Anyway, the Deal Or No Deal connection is that I watched a few new-ish episodes after not having seen ths show at all for a couple of years, and noticed a few changes. Firstly, Noel Edmonds' hair and beard combo has undegone a radical transformation from a greyish bouffant and goatee combo back then to a frankly terrifying dark brown full beard and yellow-ish (but still fairly bouffant) hairdo combo now, courtesy of (I assume) a large amount of Just for Men hair dye and beard treatment. More importantly, as far as my theory goes anyway, the language used within the game has mutated into a jargon probably incomprehensible to those who don't watch the show regularly. The jokey "West Wing", "East Wing", "pilgrims" stuff was there before, but now we've got all manner of other stuff like "the death box" (number 22), "the guv'nor" (an offer of £26,000), "the power 5" (the top 5 red amounts), "5-box" (the penultimate banker's offer, made when 5 boxes remain), and many more that probably passed me by because I simply didn't understand them. Add to this the constant stream of bullshit about "strategy" (satirised by Charlie Brooker here), convoluted explanations from the players about their reasons for choosing a particular box (birthdays, usually), and liberal application of the gambler's fallacy among assorted other irrationality and I think you have quite a close model of how religions develop and eventually ossify into arcane and incomprehensible ritual accessible only to the chosen. Admittedly the adherents of Deal Or No Deal haven't started killing each other in some dispute about dogma yet, but I expect it's only a matter of time.

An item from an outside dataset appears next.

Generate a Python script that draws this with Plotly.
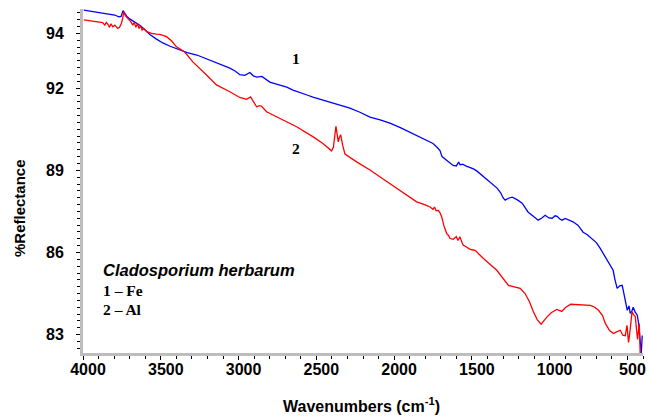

It should also be noted, while we're speculating about the depths of irrationality to which people might sink, that Noel Edmonds is a bit of a devotee of the splendidly fluffy and inane self-help psychobabble known as Cosmic Ordering, and has written a book on the subject. Someone who has also jumped on this particular bandwagon is astrologer Jonathan Cainer, whose televisual ambushing at the hands of The Amazing Randi and Fry & Laurie back in the early 1990s really never gets old.